Loving our kids well
The room is bright green now and it’s been so long since I lived in it, I can’t remember what the color used to be. I remember being royally annoyed at the pitter patter of feet above in the kitchen. There must have been no insulation between that floor and my ceiling. I remember sneaking out the ground floor window one night at 17, not to go anywhere, simply to say I’d done it. No one needed to know I only sat in the cold bark for a while right? I laid on my bed in that room for hours upon hours talking till sometimes 3 AM to a boy. It was eons before texting and email. It was the days of the face to face or at least the real talking over a phone, probably one with a cord. I have no clue what we spoke of all that time or how we got up the next day for school. But somewhere in the talking, in the time spent, love unfolded and twenty years later, here we are – still unfolding.
How we have an almost twelve year old, I don’t know but I knew this summer I wanted some face time with her before the hustle and bustle of fall took off. I shared with her some of my thoughts and worries from that age, told her why it was wonderful to be a girl and to get to grow up into a woman. How we have this incredible opportunity, to get to be givers of life through our attitude, heart, words and eventually our body. Something amazing happens when you get to be alone with just one child and with the only intention being time together. No grocery list or agenda. No phone on the table beeping or buzzing away. No other siblings to share the time with. No distraction, only purpose. As they nearly always do, they know. They sense that the time is set apart and they enter in in a different way.
Once I was back home, we were talking one night about how to facilitate depth of relationship with each of our children, how to be keyed in to every one and building something solid so that as they grow and the stakes are ever higher, the losses greater and the dreams bigger – they know we’re right here. We agreed there really is only one way to do that. Time. Shared time, set apart with the purpose of listening and loving. Our six are wildly different. Unique and one of a kind. So naturally, it wouldn’t look the same for each one. We decided to each take an hour a week and each rotate through the oldest five kids. Sounds small? Well maybe. But let me tell you it was hard to find a regular one hour spot to set aside weekly where the other of us would be home to be with kids.

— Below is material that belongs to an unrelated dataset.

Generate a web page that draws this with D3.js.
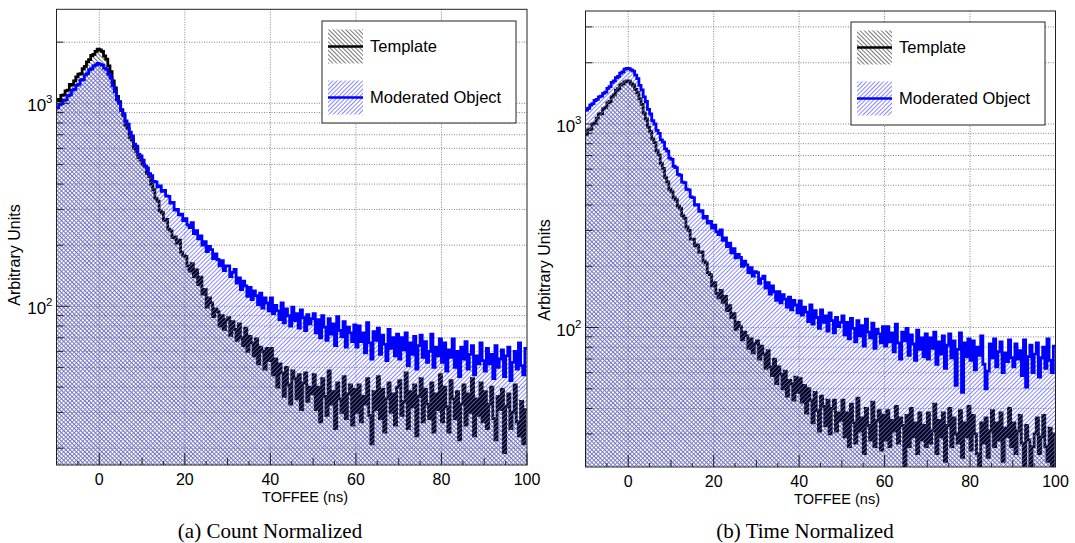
<!DOCTYPE html>
<html>
<head>
<meta charset="utf-8">
<script src="https://cdn.jsdelivr.net/npm/d3@7"></script>
<style>
  body { margin: 0; background: #fff; }
  text { font-family: "Liberation Sans", Arial, Helvetica, sans-serif; fill: #000; }
  .caption { font-family: "Liberation Serif", "Times New Roman", serif; }
</style>
</head>
<body>
<script>
// histogram bins: 0.5 ns wide, from -10 ns to 100 ns
const binStart = -10;
const binWidth = 0.5;

const countTemplate = [
  1045, 1030, 1095, 1100, 1150, 1160, 1240, 1230, 1290, 1350, 1390, 1400, 1480, 1520, 1600, 1640, 1720, 1740, 1800, 1850,
  1830, 1800, 1710, 1650, 1530, 1430, 1290, 1190, 1080, 1020, 930, 870, 780, 750, 680, 660, 600, 580, 540, 525,
  500, 490, 450, 435, 400, 375, 340, 330, 295, 290, 265, 268, 240, 235, 218, 220, 205, 212, 185, 178,
  176, 158, 149, 162, 140, 151, 128, 139, 115, 121, 99, 110, 104, 89, 97, 94, 80, 90, 77, 86,
  88, 72, 84, 77, 68, 82, 70, 64, 78, 60, 71, 66, 57, 69, 52, 63, 60, 49, 62, 54,
  62, 46, 55, 40, 52, 47, 36, 50, 41, 33, 48, 44, 35, 46, 31, 42, 47, 34, 40, 37,
  46, 31, 40, 27, 44, 36, 29, 48, 33, 38, 25, 42, 35, 30, 45, 28, 37, 41, 26, 39,
  30, 41, 27, 36, 33, 44, 29, 21, 38, 31, 45, 28, 39, 24, 35, 42, 30, 37, 26, 40,
  43, 29, 34, 47, 25, 38, 32, 41, 23, 36, 44, 27, 39, 33, 28, 42, 24, 37, 31, 46,
  27, 40, 32, 24, 43, 35, 28, 38, 22, 33, 41, 26, 37, 30, 44, 23, 35, 29, 42, 27,
  38, 25, 33, 40, 28, 22, 36, 31, 39, 19, 32, 37, 25, 30, 41, 27, 23, 34, 21, 31
];
const countModerated = [
  950, 985, 995, 1035, 1040, 1090, 1100, 1160, 1170, 1225, 1240, 1300, 1310, 1380, 1400, 1465, 1480, 1530, 1545, 1570,
  1555, 1540, 1490, 1470, 1390, 1330, 1220, 1140, 1040, 1000, 920, 890, 820, 790, 720, 690, 630, 615, 560, 550,
  525, 490, 480, 450, 440, 412, 410, 388, 392, 368, 372, 350, 348, 322, 325, 298, 300, 282, 284, 264,
  270, 252, 244, 258, 228, 236, 215, 222, 200, 208, 186, 197, 190, 172, 181, 170, 158, 168, 150, 158,
  158, 140, 147, 152, 130, 138, 121, 133, 126, 112, 124, 108, 119, 113, 102, 116, 98, 110, 104, 95,
  110, 92, 101, 95, 86, 104, 83, 97, 90, 80, 99, 85, 92, 78, 96, 88, 76, 91, 82, 87,
  92, 74, 86, 70, 90, 79, 68, 87, 73, 82, 64, 89, 76, 71, 84, 63, 79, 74, 67, 81,
  63, 80, 67, 74, 59, 83, 66, 55, 75, 68, 78, 58, 72, 65, 54, 77, 62, 70, 57, 73,
  55, 70, 61, 74, 51, 66, 58, 71, 49, 64, 72, 56, 67, 53, 60, 73, 50, 63, 57, 69,
  53, 66, 48, 61, 56, 69, 50, 60, 45, 63, 55, 67, 49, 58, 64, 46, 57, 52, 66, 54,
  48, 62, 52, 58, 44, 64, 50, 55, 61, 45, 57, 63, 43, 53, 60, 49, 66, 51, 46, 62
];
const timeTemplate = [
  890, 935, 945, 1000, 1010, 1070, 1120, 1125, 1190, 1205, 1270, 1290, 1360, 1390, 1465, 1490, 1555, 1575, 1610, 1630,
  1625, 1580, 1555, 1480, 1425, 1330, 1250, 1130, 1060, 965, 920, 845, 810, 740, 705, 640, 605, 545, 520, 478,
  465, 435, 425, 395, 385, 355, 345, 312, 300, 272, 272, 252, 255, 234, 235, 212, 208, 186, 182, 160,
  166, 147, 140, 152, 133, 142, 121, 128, 112, 117, 98, 106, 101, 87, 95, 91, 79, 88, 75, 83,
  86, 70, 81, 74, 63, 77, 64, 58, 70, 53, 64, 59, 50, 61, 46, 55, 53, 44, 57, 48,
  56, 43, 52, 38, 50, 44, 34, 48, 39, 31, 46, 41, 33, 44, 30, 40, 44, 31, 38, 35,
  44, 29, 38, 26, 42, 34, 27, 45, 31, 36, 24, 40, 33, 28, 43, 26, 35, 39, 25, 37,
  28, 39, 26, 35, 31, 41, 27, 36, 33, 18, 37, 26, 40, 29, 34, 24, 38, 28, 33, 26,
  38, 27, 31, 42, 24, 35, 29, 38, 22, 33, 40, 26, 36, 30, 27, 39, 23, 34, 29, 41,
  25, 37, 30, 24, 19, 34, 27, 36, 23, 31, 39, 26, 34, 28, 38, 22, 32, 29, 40, 26,
  34, 24, 31, 37, 27, 21, 33, 28, 18, 26, 30, 36, 24, 29, 37, 26, 22, 32, 19, 30
];
const timeModerated = [
  1170, 1195, 1240, 1260, 1305, 1320, 1360, 1370, 1415, 1435, 1495, 1525, 1600, 1630, 1690, 1715, 1780, 1805, 1860, 1875,
  1870, 1845, 1820, 1740, 1670, 1550, 1470, 1360, 1290, 1180, 1120, 1040, 1000, 930, 900, 835, 815, 755, 735, 680,
  670, 620, 610, 565, 560, 518, 515, 478, 475, 438, 435, 400, 402, 372, 375, 345, 352, 326, 332, 308,
  318, 296, 286, 302, 268, 276, 250, 260, 233, 244, 220, 229, 221, 200, 212, 203, 186, 197, 179, 188,
  186, 165, 174, 179, 156, 166, 146, 160, 150, 136, 150, 132, 145, 138, 126, 141, 122, 136, 129, 118,
  135, 115, 126, 119, 107, 129, 104, 121, 112, 99, 122, 106, 114, 96, 118, 108, 94, 112, 101, 106,
  114, 92, 106, 88, 111, 99, 85, 108, 91, 102, 81, 110, 95, 89, 105, 79, 98, 93, 84, 101,
  81, 101, 85, 94, 76, 104, 84, 70, 95, 86, 99, 73, 92, 83, 69, 97, 78, 89, 72, 93,
  70, 89, 79, 95, 66, 85, 74, 91, 63, 82, 93, 71, 86, 52, 78, 94, 48, 84, 72, 88,
  69, 86, 62, 80, 73, 91, 66, 50, 61, 83, 71, 88, 64, 76, 85, 60, 75, 68, 87, 71,
  64, 83, 70, 77, 58, 87, 51, 72, 82, 60, 74, 84, 57, 71, 80, 63, 88, 69, 60, 81
];

const xTickValues = [0, 20, 40, 60, 80, 100];
const yDecades = [10, 100, 1000];
const yMinorSteps = [2, 3, 4, 5, 6, 7, 8, 9];
const legendLabels = ["Template", "Moderated Object"];
const captions = ["(a) Count Normalized", "(b) Time Normalized"];
const xTitle = "TOFFEE (ns)";
const yTitle = "Arbitrary Units";

const w = 1075;
const h = 543;
const svg = d3.select("body")
  .append("svg")
  .attr("width", w)
  .attr("height", h);

const defs = svg.append("defs");
function hatch(id, color, angle, width) {
  const p = defs.append("pattern")
    .attr("id", id)
    .attr("patternUnits", "userSpaceOnUse")
    .attr("width", 3)
    .attr("height", 3)
    .attr("patternTransform", "rotate(" + angle + ")");
  p.append("line")
    .attr("x1", 1.5).attr("y1", -1)
    .attr("x2", 1.5).attr("y2", 4)
    .attr("stroke", color)
    .attr("stroke-width", width);
}
hatch("hatchT", "#555", -45, 0.8);
hatch("hatchM", "#6a6aff", 45, 0.8);

const panels = [
  { x0: 56.5, x1: 527, y0: 9.3, y1: 465, yDomain: [16.53, 2904],
    tmpl: countTemplate, mod: countModerated, caption: captions[0], capX: 270,
    legend: [322, 21, 516, 123], yTitleX: 20, yTitleY: 255, xTitleX: 305, xLabY: 485 },
  { x0: 585.5, x1: 1055.5, y0: 11, y1: 467, yDomain: [20.63, 3592],
    tmpl: timeTemplate, mod: timeModerated, caption: captions[1], capX: 805,
    legend: [851, 22, 1045, 125], yTitleX: 550, yTitleY: 270, xTitleX: 837, xLabY: 487 }
];

panels.forEach((p, k) => {
  const x = d3.scaleLinear().domain([binStart, 100]).range([p.x0, p.x1]);
  const y = d3.scaleLog().domain(p.yDomain).range([p.y1, p.y0]);
  const g = svg.append("g");

  g.append("clipPath").attr("id", "clip" + k)
    .append("rect")
    .attr("x", p.x0).attr("y", p.y0)
    .attr("width", p.x1 - p.x0).attr("height", p.y1 - p.y0);

  // y tick values on the log axis
  const yTicks = [];
  yDecades.forEach(d => {
    yTicks.push({ v: d, major: true });
    yMinorSteps.forEach(m => yTicks.push({ v: d * m, major: false }));
  });
  const yIn = yTicks.filter(t => t.v >= p.yDomain[0] && t.v <= p.yDomain[1]);

  // grid
  g.append("g").selectAll("line")
    .data(yIn)
    .enter()
    .append("line")
    .attr("x1", p.x0).attr("x2", p.x1)
    .attr("y1", d => y(d.v)).attr("y2", d => y(d.v))
    .attr("stroke", "#666").attr("stroke-width", 0.8)
    .attr("stroke-dasharray", "1,1.5");
  g.append("g").selectAll("line")
    .data(xTickValues.filter(v => v < 100))
    .enter()
    .append("line")
    .attr("x1", d => x(d)).attr("x2", d => x(d))
    .attr("y1", p.y0).attr("y2", p.y1)
    .attr("stroke", "#666").attr("stroke-width", 0.8)
    .attr("stroke-dasharray", "1,1.5");

  const steps = vals => {
    const pts = [];
    vals.forEach((v, i) => {
      const a = binStart + i * binWidth;
      pts.push([a, v], [a + binWidth, v]);
    });
    return pts;
  };
  const area = d3.area()
    .x(d => x(d[0]))
    .y0(p.y1)
    .y1(d => y(d[1]));
  const line = d3.line()
    .x(d => x(d[0]))
    .y(d => y(d[1]));

  const hist = g.append("g").attr("clip-path", "url(#clip" + k + ")");
  [[p.tmpl, "hatchT", "#000"], [p.mod, "hatchM", "#0000ff"]].forEach(s => {
    const pts = steps(s[0]);
    hist.append("path")
      .datum(pts)
      .attr("d", area)
      .attr("fill", "url(#" + s[1] + ")");
    hist.append("path")
      .datum(pts)
      .attr("d", line)
      .attr("fill", "none")
      .attr("stroke", s[2])
      .attr("stroke-width", 2.8)
      .attr("stroke-linejoin", "miter");
  });

  // frame
  g.append("rect")
    .attr("x", p.x0).attr("y", p.y0)
    .attr("width", p.x1 - p.x0).attr("height", p.y1 - p.y0)
    .attr("fill", "none").attr("stroke", "#222").attr("stroke-width", 1);

  // y ticks (inside) and labels
  g.append("g").selectAll("line")
    .data(yIn)
    .enter()
    .append("line")
    .attr("x1", p.x0).attr("x2", d => p.x0 + (d.major ? 13 : 7))
    .attr("y1", d => y(d.v)).attr("y2", d => y(d.v))
    .attr("stroke", "#222").attr("stroke-width", 1);
  const ylab = g.append("g").selectAll("text")
    .data(yIn.filter(d => d.major))
    .enter()
    .append("text")
    .attr("x", p.x0 - 4)
    .attr("y", d => y(d.v) + 8)
    .attr("text-anchor", "end")
    .attr("font-size", 17);
  ylab.append("tspan").text("10");
  ylab.append("tspan")
    .attr("dy", -8)
    .attr("font-size", 11.5)
    .text(d => Math.round(Math.log10(d.v)));

  // x ticks: 20 major, 10 medium, 5 minor
  const xt = d3.range(-10, 100.1, 5).map(v => ({ v: v, len: v % 20 === 0 ? 12 : (v % 10 === 0 ? 7 : 4) }));
  g.append("g").selectAll("line")
    .data(xt)
    .enter()
    .append("line")
    .attr("x1", d => x(d.v)).attr("x2", d => x(d.v))
    .attr("y1", p.y1).attr("y2", d => p.y1 - d.len)
    .attr("stroke", "#222").attr("stroke-width", 1);
  g.append("g").selectAll("text")
    .data(xTickValues)
    .enter()
    .append("text")
    .attr("x", d => x(d))
    .attr("y", p.xLabY)
    .attr("text-anchor", "middle")
    .attr("font-size", 16)
    .text(d => d);

  g.append("text")
    .attr("x", p.xTitleX)
    .attr("y", p.xLabY + 17)
    .attr("text-anchor", "middle")
    .attr("font-size", 14.5)
    .text(xTitle);
  g.append("text")
    .attr("transform", "translate(" + p.yTitleX + "," + p.yTitleY + ") rotate(-90)")
    .attr("text-anchor", "middle")
    .attr("font-size", 16)
    .text(yTitle);

  // legend
  const L = p.legend;
  const lg = g.append("g");
  lg.append("rect")
    .attr("x", L[0]).attr("y", L[1])
    .attr("width", L[2] - L[0]).attr("height", L[3] - L[1])
    .attr("fill", "#fff").attr("stroke", "#222").attr("stroke-width", 1);
  const rows = [[legendLabels[0], "hatchT", "#000"], [legendLabels[1], "hatchM", "#0000ff"]];
  rows.forEach((r, i) => {
    const cy = L[1] + 25.5 + i * 51;
    lg.append("rect")
      .attr("x", L[0] + 6).attr("y", cy - 17)
      .attr("width", 35).attr("height", 34)
      .attr("fill", "url(#" + r[1] + ")");
    lg.append("line")
      .attr("x1", L[0] + 6).attr("x2", L[0] + 41)
      .attr("y1", cy).attr("y2", cy)
      .attr("stroke", r[2]).attr("stroke-width", 2.6);
    lg.append("text")
      .attr("x", L[0] + 48)
      .attr("y", cy + 5.5)
      .attr("font-size", 16.5)
      .text(r[0]);
  });

  svg.append("text")
    .attr("class", "caption")
    .attr("x", p.capX)
    .attr("y", 538)
    .attr("text-anchor", "middle")
    .attr("font-size", 21)
    .text(p.caption);
});
</script>
</body>
</html>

Our third born, he’s a dreamer, an artist and the most easy going kid of our brood. His name means peaceful and while he may be all boy and energetic as the rest of them, it really does describe his demeanor. He’s very different from me. He’s not book-crazed. He is meticulous with his pencil but not with his room. So when I asked him tonight for his choice of a spot for our hour, he said McDonald’s. And I fought every urge to say “Gross, no!”. I simply said yes and off we went. He asked if he could splurge and have two $1 cheeseburgers, I said yes. Then he asked if we could sit outside by the (dumpy, old) play place. Again, I was like really, are you kidding me? but I said a smiling “sure!”. He told me where to sit so I could watch him slide. I left my phone in my purse and sipped my smoothie. He was over-the-moon happy to have my undivided attention while he played. No one else was out there, so I thought I’d see if I could fit in the tunnel.
Oh glory. If you haven’t squeezed yourself through the play tubes at McDonald’s for decades, it’s about time. He shrieked “I can’t believe you’re doing this mom! I can’t believe it!’. He led me around and told me the best way to go down the slide. Upside down and backwards. Alrighty then, of course I want to do that. He said he’d catch me if I was going to fall off the edge. So reassuring. Once I was safely down the slide, my eight year old darling of a boy literally jumped up and down squealing in glee. He then did three somersaults on the padded floor to further express his delight. I laughed out loud and climbed back up for another round. Why in the world not?
We headed for the library to get his books on hold and he grabbed my hand in the parking lot and said with great fervor, “I llllllllloooove you mom. So much.” Mission accomplished. Though it didn’t look like what I expected, it met his needs and filled his love cup right up. And that’s the whole point.
Building meaningful relationships with my kids doesn’t have to be complicated or involve ten steps or a how-to book or an agenda. It really only hinges on one thing. Am I going to show up? Like really show up…put the phone away, turn the mental to-do-listing off, pay attention, listen with the heart, engage completely in the time spent together. When we do that, the dividends are beyond measure.